4. Better leverage technology as a tool for teachers. Used appropriately, technology can increase time for teaching by reducing efforts assessing students. Through technology-enabled instant feedback on student performance, schools can more effectively meet students' learning needs.

5. Eliminate the school district structure and funnel support and professional development monies directly to schools. With the state defining and measuring rigorous learning outcomes for which every school must demonstrate sustainable improvement, local flexibility can be extended by allowing each school to select the individualized services best suited for it. The private sector can then compete in providing only those services the individual schools believe they most need.

6. End the "last hired; first fired" practices, which studies show hurt both students and teachers. Through rigorous teacher evaluation, accurate student performance measurements, and meaningful professional development, support and retain our best teachers.

7. Reexamine the ways teachers are compensated. Eliminate salary scales that reward teachers for advanced degrees that have no measurable impact on student achievement. Instead, generously reward teachers for improved student learning (which will simultaneously incent teachers to work in low performing schools).

8. Allocate funding based on student classroom attendance, special and socioeconomic needs, and the percentage of improvement made toward measureable student performance goals.

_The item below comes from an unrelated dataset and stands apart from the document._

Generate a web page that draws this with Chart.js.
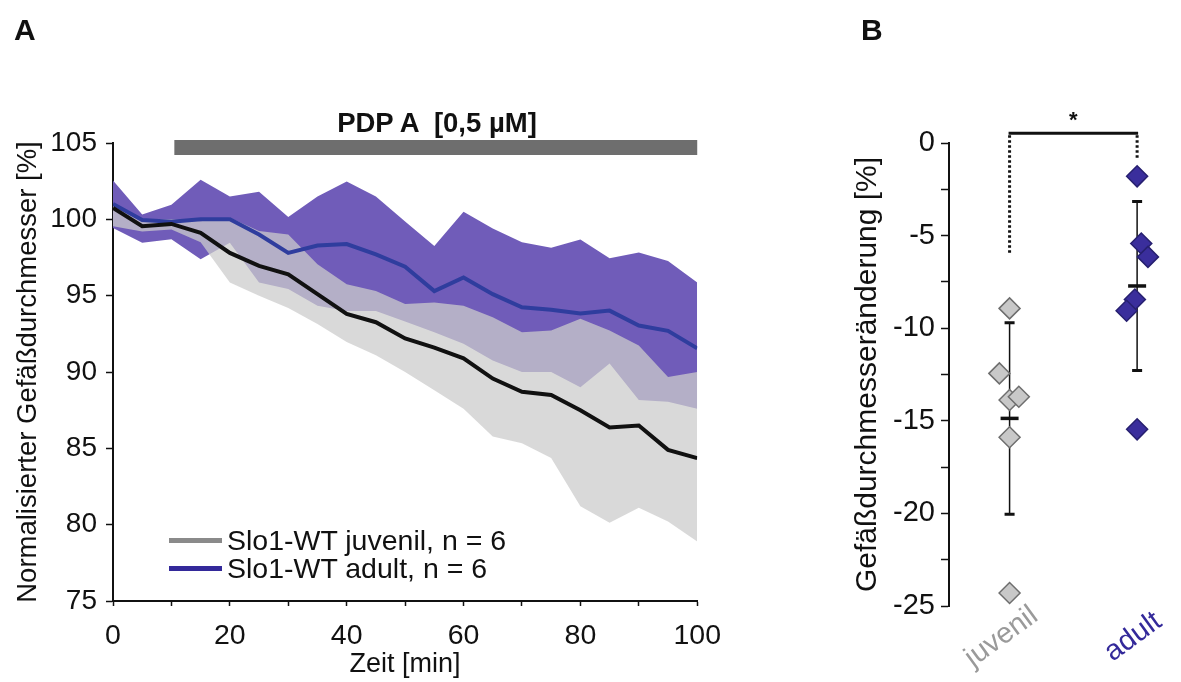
<!DOCTYPE html>
<html>
<head>
<meta charset="utf-8">
<script src="https://cdn.jsdelivr.net/npm/chart.js@4.4.1/dist/chart.umd.min.js"></script>
<style>
  html, body { margin: 0; padding: 0; background: #fff; }
  body { width: 1181px; height: 682px; position: relative; overflow: hidden;
         font-family: "Liberation Sans", Arial, sans-serif; color: #111; }
  .box { position: absolute; top: 0; height: 682px; }
  #boxA { left: 0; width: 734px; }
  #boxB { left: 850px; width: 331px; }
  .tag { position: absolute; font-weight: bold; font-size: 30px; line-height: 30px; }
  #title { position: absolute; left: 287px; width: 300px; top: 108px; text-align: center;
           font-weight: bold; font-size: 27.5px; line-height: 30px; white-space: pre; }
  #legend { position: absolute; left: 169px; top: 526px; font-size: 28.5px; }
  #legend .row { display: flex; align-items: center; height: 28px; }
  #legend .sw { width: 53px; height: 5px; margin-right: 5px; }
</style>
</head>
<body>
<div class="box" id="boxA"><canvas id="chartA" width="734" height="682"></canvas></div>
<div class="box" id="boxB"><canvas id="chartB" width="331" height="682"></canvas></div>
<div class="tag" style="left:14px; top:15px;">A</div>
<div class="tag" style="left:861px; top:15px;">B</div>
<div id="title">PDP A  [0,5 µM]</div>
<div id="legend">
  <div class="row"><span class="sw" style="background:#8a8a8a"></span>Slo1-WT juvenil, n = 6</div>
  <div class="row"><span class="sw" style="background:#33299a"></span>Slo1-WT adult, n = 6</div>
</div>
<script>
// ---- panel A: normalised diameter over time ----
const timeMin  = [0, 5, 10, 15, 20, 25, 30, 35, 40, 45, 50, 55, 60, 65, 70, 75, 80, 85, 90, 95, 100];
const juvMean  = [100.75, 99.55, 99.7, 99.12, 97.8, 96.95, 96.4, 95.1, 93.8, 93.26, 92.2, 91.6, 90.9, 89.57, 88.7, 88.5, 87.5, 86.36, 86.5, 84.9, 84.36];
const juvUpper = [100.96, 100.0, 100.0, 99.88, 100.1, 99.23, 99.0, 97.06, 95.75, 95.3, 94.45, 94.56, 94.34, 93.58, 92.6, 92.72, 93.48, 92.72, 91.74, 89.68, 90.0];
const juvLower = [99.55, 99.2, 99.34, 98.5, 95.86, 95.0, 94.2, 93.15, 91.96, 91.1, 90.0, 88.8, 87.6, 85.78, 85.34, 84.36, 81.2, 80.13, 81.1, 80.2, 78.9];
const adMean   = [101.0, 99.95, 99.85, 100.0, 100.0, 99.0, 97.8, 98.28, 98.38, 97.7, 96.9, 95.3, 96.19, 95.1, 94.24, 94.08, 93.84, 94.02, 93.04, 92.7, 91.55];
const adUpper  = [102.55, 100.31, 100.96, 102.6, 101.5, 101.8, 100.16, 101.5, 102.48, 101.5, 99.85, 98.25, 100.5, 99.4, 98.5, 98.14, 98.68, 97.45, 97.83, 97.27, 95.86];
const adLower  = [99.44, 98.47, 98.69, 97.38, 98.47, 95.86, 95.43, 94.34, 94.0, 94.0, 93.3, 92.6, 91.85, 90.76, 90.0, 90.0, 89.0, 90.55, 88.16, 88.05, 87.6];
const drugTime = [10.5, 100];   // PDP A application window [min]

// ---- panel B: diameter change per animal ----
const groups     = ['juvenil', 'adult'];
const groupPos   = [1, 3];
const juvChange  = [-8.93, -12.44, -13.88, -13.7, -15.89, -24.3];
const juvJitter  = [0, -0.16, 0, 0.145, 0, 0];
const adChange   = [-1.8, -5.43, -6.15, -8.45, -9.06, -15.46];
const adJitter   = [0, 0.065, 0.17, -0.035, -0.165, 0];
const groupMean  = [-14.87, -7.72];
const groupSD    = [5.17, 4.56];
const sigDrop    = [-5.95, -0.93];  // lower ends of the dotted bracket legs

const FONT = '"Liberation Sans", Arial, sans-serif';
Chart.defaults.font.family = FONT;
Chart.defaults.color = '#111';

const pts = (xs, ys) => xs.map((x, i) => ({ x: x, y: ys[i] }));

const bandStyle = { pointRadius: 0, borderWidth: 0, tension: 0 };

new Chart(document.getElementById('chartA'), {
  type: 'line',
  data: {
    datasets: [
      { data: pts(timeMin, juvMean), borderColor: '#111', borderWidth: 4, pointRadius: 0, fill: false },
      { data: pts(timeMin, adMean), borderColor: '#2f3d9e', borderWidth: 4, pointRadius: 0, fill: false },
      { data: drugTime.map(t => ({ x: t, y: 104.7 })), borderColor: '#6e6e6e', borderWidth: 15,
        borderCapStyle: 'butt', pointRadius: 0, fill: false, clip: false },
      { ...bandStyle, data: pts(timeMin, juvUpper), fill: '+1', backgroundColor: 'rgba(204,204,204,0.74)' },
      { ...bandStyle, data: pts(timeMin, juvLower), fill: false },
      { ...bandStyle, data: pts(timeMin, adUpper), fill: '+1', backgroundColor: '#705cb9' },
      { ...bandStyle, data: pts(timeMin, adLower), fill: false }
    ]
  },
  options: {
    responsive: false,
    animation: false,
    layout: { padding: { top: 143, right: 33, left: 0, bottom: 0 } },
    plugins: { legend: { display: false }, tooltip: { enabled: false } },
    scales: {
      x: {
        type: 'linear', min: 0, max: 100,
        grid: { drawOnChartArea: false, tickLength: 5, tickColor: '#111', tickWidth: 1.5 },
        border: { color: '#111', width: 2 },
        ticks: { stepSize: 10, autoSkip: false, maxRotation: 0, padding: 13,
                 font: { size: 28.5 }, color: '#111',
                 callback: v => (v % 20 === 0 ? String(v) : '') },
        title: { display: true, text: 'Zeit [min]', font: { size: 27 }, color: '#111',
                 padding: { top: 0, bottom: 1 } },
        afterFit: s => { s.height = 81; }
      },
      y: {
        min: 75, max: 105,
        grid: { drawOnChartArea: false, tickLength: 7, tickColor: '#111', tickWidth: 1.5 },
        border: { color: '#111', width: 2 },
        ticks: { stepSize: 5, padding: 9, font: { size: 28 }, color: '#111' },
        title: { display: true, text: 'Normalisierter Gefäßdurchmesser [%]', font: { size: 27.5 }, color: '#111',
                 padding: { top: 12, bottom: 0 } },
        afterFit: s => { s.width = 113; }
      }
    }
  }
});

// error bars behind the diamonds, mean bars and bracket on top
const errorBars = {
  id: 'errorBars',
  beforeDatasetsDraw(chart) {
    const { ctx, scales: { x, y } } = chart;
    ctx.save();
    ctx.strokeStyle = '#111';
    groupPos.forEach((g, i) => {
      const px = x.getPixelForValue(g);
      const top = y.getPixelForValue(groupMean[i] + groupSD[i]);
      const bot = y.getPixelForValue(groupMean[i] - groupSD[i]);
      ctx.lineWidth = 1.5;
      ctx.beginPath(); ctx.moveTo(px, top); ctx.lineTo(px, bot); ctx.stroke();
      ctx.lineWidth = 3;
      ctx.beginPath();
      ctx.moveTo(px - 5, top); ctx.lineTo(px + 5, top);
      ctx.moveTo(px - 5, bot); ctx.lineTo(px + 5, bot);
      ctx.stroke();
    });
    ctx.restore();
  },
  afterDatasetsDraw(chart) {
    const { ctx, scales: { x, y } } = chart;
    ctx.save();
    ctx.strokeStyle = '#111';
    ctx.lineWidth = 3.5;
    groupPos.forEach((g, i) => {
      const px = x.getPixelForValue(g);
      const py = y.getPixelForValue(groupMean[i]);
      ctx.beginPath(); ctx.moveTo(px - 9, py); ctx.lineTo(px + 9, py); ctx.stroke();
    });
    ctx.restore();
  },
  afterDraw(chart) {
    const { ctx, scales: { x, y } } = chart;
    const x1 = x.getPixelForValue(groupPos[0]);
    const x2 = x.getPixelForValue(groupPos[1]);
    const yb = y.getPixelForValue(0.52);
    ctx.save();
    ctx.strokeStyle = '#111';
    ctx.lineWidth = 3;
    ctx.beginPath(); ctx.moveTo(x1 - 1, yb); ctx.lineTo(x2 + 1, yb); ctx.stroke();
    ctx.setLineDash([2.5, 2.5]);
    [x1, x2].forEach((px, i) => {
      ctx.beginPath(); ctx.moveTo(px, yb + 2); ctx.lineTo(px, y.getPixelForValue(sigDrop[i])); ctx.stroke();
    });
    ctx.setLineDash([]);
    ctx.fillStyle = '#111';
    ctx.font = 'bold 22px ' + FONT;
    ctx.textAlign = 'center';
    ctx.textBaseline = 'middle';
    ctx.fillText('*', (x1 + x2) / 2, y.getPixelForValue(1.2));
    // rotated group labels
    const cols = ['#9a9a9a', '#33299a'];
    const shift = [-8, -4];
    ctx.font = '29px ' + FONT;
    groups.forEach((g, i) => {
      ctx.save();
      ctx.translate(x.getPixelForValue(groupPos[i]) + shift[i], y.bottom + 31);
      ctx.rotate(-36 * Math.PI / 180);
      ctx.fillStyle = cols[i];
      ctx.fillText(g, 0, 0);
      ctx.restore();
    });
    ctx.restore();
  }
};

new Chart(document.getElementById('chartB'), {
  type: 'scatter',
  data: {
    datasets: [
      { data: pts(juvJitter.map(j => groupPos[0] + j), juvChange), pointStyle: 'rectRot', pointRadius: 10.5,
        backgroundColor: '#c8c8c8', borderColor: '#6e6e6e', borderWidth: 1.5 },
      { data: pts(adJitter.map(j => groupPos[1] + j), adChange), pointStyle: 'rectRot', pointRadius: 10.5,
        backgroundColor: '#3a2e9c', borderColor: '#272070', borderWidth: 1.5 }
    ]
  },
  options: {
    responsive: false,
    animation: false,
    layout: { padding: { top: 143, bottom: 76, left: 0, right: 0 } },
    plugins: { legend: { display: false }, tooltip: { enabled: false } },
    scales: {
      x: { type: 'linear', min: 0.05, max: 3.5, display: false },
      y: {
        min: -25, max: 0,
        grid: { drawOnChartArea: false, tickLength: 8, tickColor: '#111', tickWidth: 1.5 },
        border: { color: '#111', width: 2 },
        ticks: { stepSize: 2.5, padding: 6, font: { size: 29 }, color: '#111',
                 callback: v => (v % 5 === 0 ? String(v) : '') },
        title: { display: true, text: 'Gefäßdurchmesseränderung [%]', font: { size: 30 }, color: '#111',
                 padding: { top: 0, bottom: 0 } },
        afterFit: s => { s.width = 99; }
      }
    }
  },
  plugins: [errorBars]
});
</script>
</body>
</html>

There are other ideas, likely better ideas. My hope in writing these columns is not to suggest knowledge of the best ideas; rather it is to instigate a discussion surrounding how we as a state can improve the quality of something as critical as educating our children. Public education in Utah requires a strategic plan that aligns resources with our highest priorities. Our children deserve it, and our future societal and economic prosperity as a state requires improved public education.